• _TO DO_
Write again exactly the lines in the listing below, starting at the line with "Generate a Python" and ending at the line with "import matplotlib.pyplot as plt", both included. Pictures are not copied.

• _TASK DATA_
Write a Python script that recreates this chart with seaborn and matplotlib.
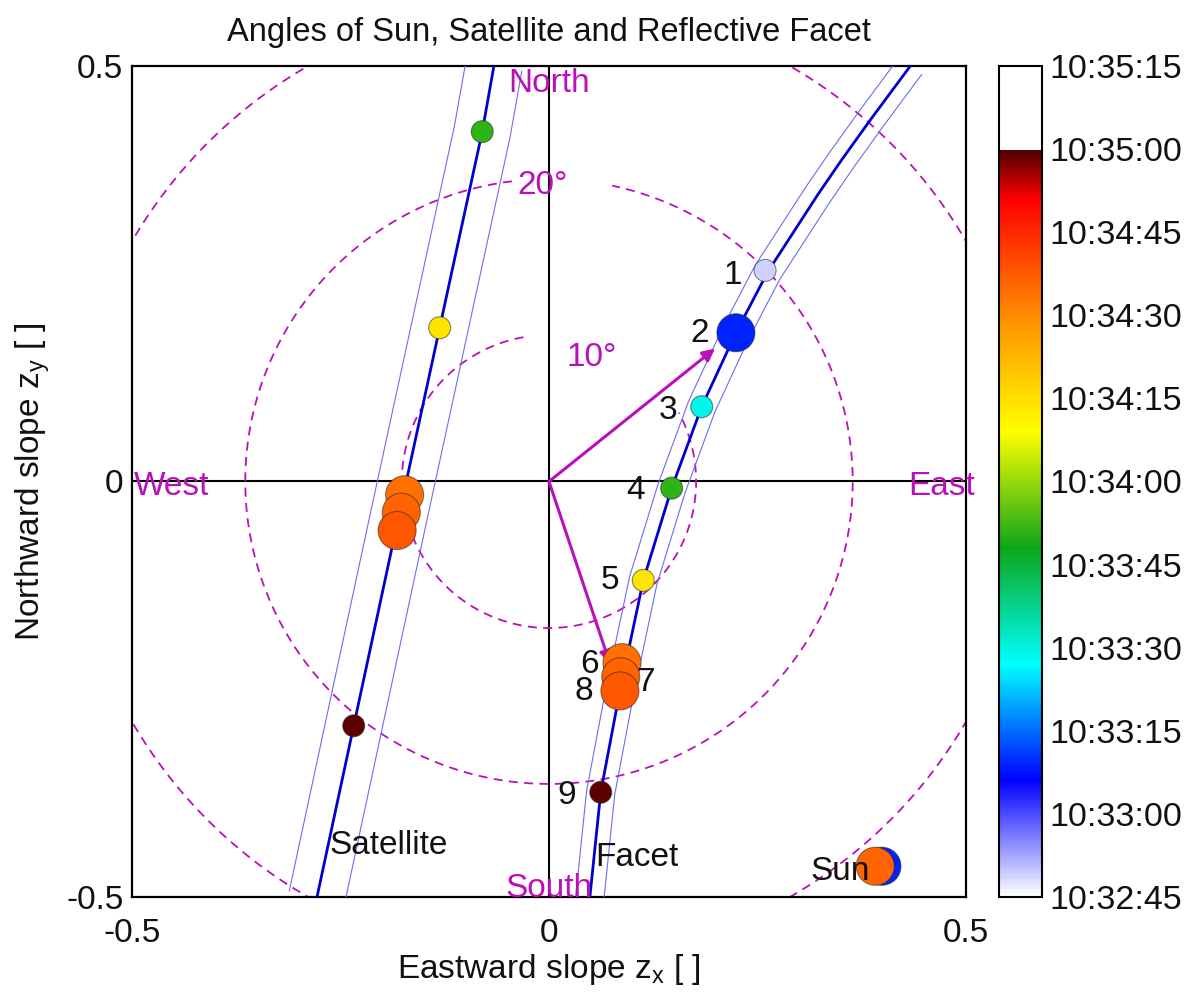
==
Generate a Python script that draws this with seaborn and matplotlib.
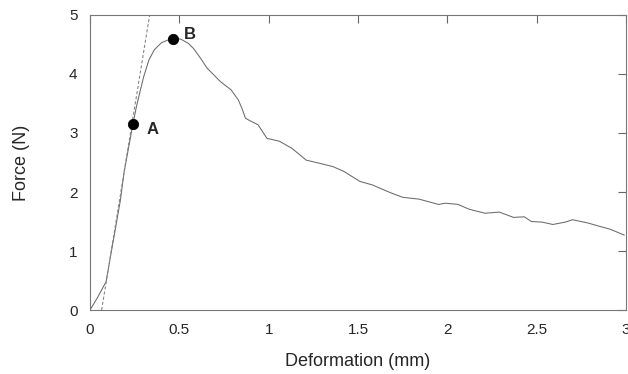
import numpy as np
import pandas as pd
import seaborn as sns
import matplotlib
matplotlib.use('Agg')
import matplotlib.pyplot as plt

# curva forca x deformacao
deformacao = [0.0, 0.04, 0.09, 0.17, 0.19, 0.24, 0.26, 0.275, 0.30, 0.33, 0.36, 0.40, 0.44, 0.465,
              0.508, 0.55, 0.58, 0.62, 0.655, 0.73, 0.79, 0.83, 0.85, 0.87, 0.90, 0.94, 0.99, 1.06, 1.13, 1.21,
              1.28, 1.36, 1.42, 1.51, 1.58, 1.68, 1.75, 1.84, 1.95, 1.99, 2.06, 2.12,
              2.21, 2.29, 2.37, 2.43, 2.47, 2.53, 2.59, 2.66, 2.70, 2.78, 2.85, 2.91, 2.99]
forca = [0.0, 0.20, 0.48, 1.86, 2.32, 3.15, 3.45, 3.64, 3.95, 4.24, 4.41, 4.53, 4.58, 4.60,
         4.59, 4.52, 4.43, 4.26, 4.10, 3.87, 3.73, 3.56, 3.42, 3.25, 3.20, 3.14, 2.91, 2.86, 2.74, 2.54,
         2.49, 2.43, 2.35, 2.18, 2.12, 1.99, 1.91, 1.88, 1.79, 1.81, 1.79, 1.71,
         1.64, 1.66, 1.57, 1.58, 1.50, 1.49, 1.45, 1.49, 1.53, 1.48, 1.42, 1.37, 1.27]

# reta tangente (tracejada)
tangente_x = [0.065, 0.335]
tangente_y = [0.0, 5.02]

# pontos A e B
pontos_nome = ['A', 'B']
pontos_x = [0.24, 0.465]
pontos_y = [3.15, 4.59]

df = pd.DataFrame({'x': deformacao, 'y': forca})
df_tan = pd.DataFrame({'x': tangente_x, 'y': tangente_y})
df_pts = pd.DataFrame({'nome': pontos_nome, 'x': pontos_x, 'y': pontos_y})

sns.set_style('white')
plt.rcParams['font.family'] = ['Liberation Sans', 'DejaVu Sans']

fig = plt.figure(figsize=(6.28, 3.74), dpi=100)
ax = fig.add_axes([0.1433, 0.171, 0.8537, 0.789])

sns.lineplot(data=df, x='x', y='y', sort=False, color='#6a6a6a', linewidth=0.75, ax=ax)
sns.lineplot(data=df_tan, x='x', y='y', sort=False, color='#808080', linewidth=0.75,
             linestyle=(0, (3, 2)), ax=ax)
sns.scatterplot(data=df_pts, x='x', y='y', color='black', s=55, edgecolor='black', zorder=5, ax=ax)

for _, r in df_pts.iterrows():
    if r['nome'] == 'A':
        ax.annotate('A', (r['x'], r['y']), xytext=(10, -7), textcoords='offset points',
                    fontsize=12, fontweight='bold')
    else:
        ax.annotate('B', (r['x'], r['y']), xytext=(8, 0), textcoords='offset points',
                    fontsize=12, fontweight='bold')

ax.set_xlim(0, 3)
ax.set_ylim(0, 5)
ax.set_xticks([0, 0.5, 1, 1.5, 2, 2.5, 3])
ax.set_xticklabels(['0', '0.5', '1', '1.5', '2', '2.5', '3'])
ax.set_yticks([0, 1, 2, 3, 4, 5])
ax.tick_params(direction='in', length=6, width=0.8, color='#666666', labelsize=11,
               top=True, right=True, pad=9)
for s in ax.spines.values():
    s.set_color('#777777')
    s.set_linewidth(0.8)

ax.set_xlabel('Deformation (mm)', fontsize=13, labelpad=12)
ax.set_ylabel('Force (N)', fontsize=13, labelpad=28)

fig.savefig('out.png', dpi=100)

• _THE RESPONSE_
Generate a Python script that draws this with seaborn and matplotlib.
import numpy as np
import pandas as pd
import seaborn as sns
import matplotlib
matplotlib.use('Agg')
import matplotlib.pyplot as plt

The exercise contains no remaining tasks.